Clinton's silence has coincided with the most lucrative six months in the history of the D.N.C. A March fund raiser in Miami attended by the President and First Lady netted $3.4 million. In Chicago and Beverly Hills, donors paid $5,000 apiece to hear him in recent weeks. For events in Boston, Washington, Cleveland and Houston, people paid at least $1,000 each.
The American Celebration dinner last week bristled with lobbyists, lawyers and other guests who want influence with whichever party is in power. Multiple tables were bought by representatives of insurance and health-care companies, financial conglomerates and energy concerns. The biggest soft-money contributors to the DNC are the entertainment and communications industries, which gave a combined $4.1 million during the 21 months ending in March. Leading that pack was Time Warner Inc., contributing $508,333, most of which helped underwrite the 1992 Democratic Convention in New York City. Labor unions also bought groups of tables, but their contribution to the D.N.C.'s coffers pales in comparison to that of business donations.

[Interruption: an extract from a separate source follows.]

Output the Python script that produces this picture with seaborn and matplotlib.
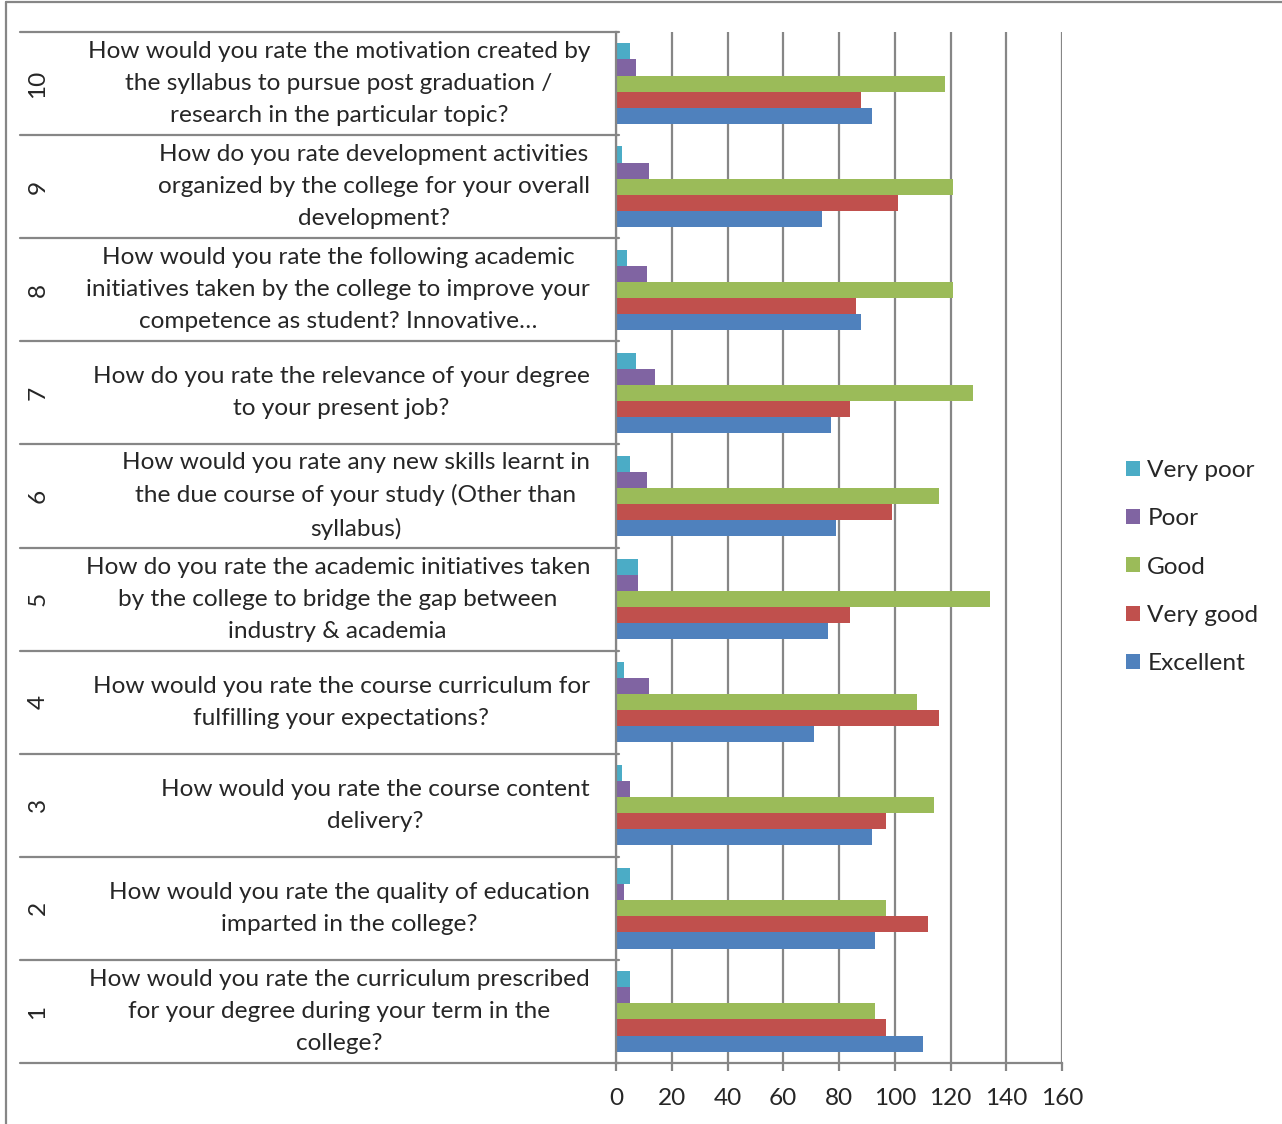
import matplotlib
matplotlib.use("Agg")
import matplotlib.pyplot as plt
import matplotlib.transforms as mtransforms
from matplotlib.lines import Line2D
import seaborn as sns
import pandas as pd

# ---- data ----
question_ids = ["10", "9", "8", "7", "6", "5", "4", "3", "2", "1"]
question_texts = [
    "How would you rate the motivation created by\nthe syllabus to pursue post graduation /\nresearch in the particular topic?",
    "How do you rate development activities\norganized by the college for your overall\ndevelopment?",
    "How would you rate the following academic\ninitiatives taken by the college to improve your\ncompetence as student? Innovative…",
    "How do you rate the relevance of your degree\nto your present job?",
    "How would you rate any new skills learnt in\nthe due course of your study (Other than\nsyllabus)",
    "How do you rate the academic initiatives taken\nby the college to bridge the gap between\nindustry & academia",
    "How would you rate the course curriculum for\nfulfilling your expectations?",
    "How would you rate the course content\ndelivery?",
    "How would you rate the quality of education\nimparted in the college?",
    "How would you rate the curriculum prescribed\nfor your degree during your term in the\ncollege?",
]
ratings = ["Very poor", "Poor", "Good", "Very good", "Excellent"]
very_poor = [5, 2, 4, 7, 5, 8, 3, 2, 5, 5]
poor      = [7, 12, 11, 14, 11, 8, 12, 5, 3, 5]
good      = [118, 121, 121, 128, 116, 134, 108, 114, 97, 93]
very_good = [88, 101, 86, 84, 99, 84, 116, 97, 112, 97]
excellent = [92, 74, 88, 77, 79, 76, 71, 92, 93, 110]
x_ticks = [0, 20, 40, 60, 80, 100, 120, 140, 160]

colors = ["#4BACC6", "#8064A2", "#9BBB59", "#C0504D", "#4F81BD"]

series = [very_poor, poor, good, very_good, excellent]
rows = []
for r, vals in zip(ratings, series):
    for q, v in zip(question_ids, vals):
        rows.append({"question": q, "rating": r, "value": v})
df = pd.DataFrame(rows)

# ---- style ----
sns.set_style("white")
plt.rcParams["font.family"] = ["Lato", "DejaVu Sans"]
FS = 17.6
GRID = "#868686"

W, H = 1282, 1124
fig = plt.figure(figsize=(W / 100, H / 100), dpi=100)
ax_l, ax_r, ax_t, ax_b = 616, 1062, 32, 1063
ax = fig.add_axes([ax_l / W, 1 - ax_b / H, (ax_r - ax_l) / W, (ax_b - ax_t) / H])

sns.barplot(data=df, y="question", x="value", hue="rating", order=question_ids,
            hue_order=ratings, palette=colors, orient="h", width=0.78,
            dodge=True, gap=0, saturation=1, ax=ax, legend=True,
            edgecolor="none")

ax.set_xlim(0, 160)
ax.set_ylim(len(question_ids) - 0.5, -0.5)
ax.set_xticks(x_ticks)
ax.set_xticklabels([str(t) for t in x_ticks], fontsize=FS)
ax.set_xlabel("")
ax.set_ylabel("")
ax.set_yticks([])
ax.grid(axis="x", color=GRID, linewidth=1.6)
ax.set_axisbelow(True)
for s in ["top", "right"]:
    ax.spines[s].set_visible(False)
for s in ["left", "bottom"]:
    ax.spines[s].set_color(GRID)
    ax.spines[s].set_linewidth(1.6)
ax.tick_params(axis="x", direction="out", length=6, width=1.6, color=GRID, pad=12,
               bottom=True)

# multi-level category labels
trans = mtransforms.blended_transform_factory(fig.transFigure, ax.transData)
for i in range(len(question_ids) + 1):
    ax.add_line(Line2D([20 / W, ax_l / W + 0.002], [i - 0.5, i - 0.5], transform=trans,
                       color=GRID, linewidth=1.6, clip_on=False))
for i, (qid, qt) in enumerate(zip(question_ids, question_texts)):
    ax.text(38 / W, i, qid, transform=trans, rotation=90, ha="center", va="center",
            fontsize=FS)
    ax.text(590 / W, i, qt, transform=trans, ha="right", va="center",
            multialignment="center", fontsize=FS, linespacing=1.65)

# legend
handles, labels = ax.get_legend_handles_labels()
ax.get_legend().remove()
fig.legend(handles, labels, loc="center left", bbox_to_anchor=(1116 / W, 1 - 567 / H),
           frameon=False, fontsize=FS, handlelength=0.58, handleheight=0.58,
           handletextpad=0.3, labelspacing=1.12, borderaxespad=0)

# outer border (left and top visible)
fig.add_artist(Line2D([6 / W, 6 / W], [0, 1 - 2 / H], transform=fig.transFigure,
                      color=GRID, linewidth=1.6))
fig.add_artist(Line2D([6 / W, 1], [1 - 2 / H, 1 - 2 / H], transform=fig.transFigure,
                      color=GRID, linewidth=1.6))

fig.savefig("out.png", dpi=100)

While critics rarely find a smoking quid pro quo, the big contributors usually have major stakes in pending legislation and regulatory rule-making. Communications companies, for example, will be profoundly affected by coming cable-TV regulations and info-superhighway policies. A lobbyist for the Travelers, which has an interest in health-care reform, contributed $100,000 last week. One of the five dinner "co-chairs" was Dwayne Andreas, chief executive of Archer Daniels Midland, who along with his wife and company contributed $270,000 to the D.N.C. between October 1992 and March 1994. (Andreas also donated hefty sums to Republicans when they held the White House.) ADM controls 80% of U.S. production of ethanol, which the Clinton Administration has proposed giving a mandated 30% of the gasoline market in the most polluted American cities. The other side of the issue was represented too: tables for $15,000 were bought by representatives of the energy companies ARCO and CITGO, which oppose the EPA rule that benefits ethanol.
Clinton's fund raising has disappointed reform-minded supporters, several dozen of whom demonstrated outside last week's event. Inside, the President delivered a passionate speech extolling the honorable motives of the donors. He urged them to vocally defend their contributions and to think of their words "as a knife that can cut through stone." He added, "And every time you hear one of your fellow Americans say some cynical and nonsensical thing implying that we're all up here just trying to feather our nest . . . you tell them the truth . . . " The audience applauded, just as the crowd did 20 months ago at the Old State House in Little Rock.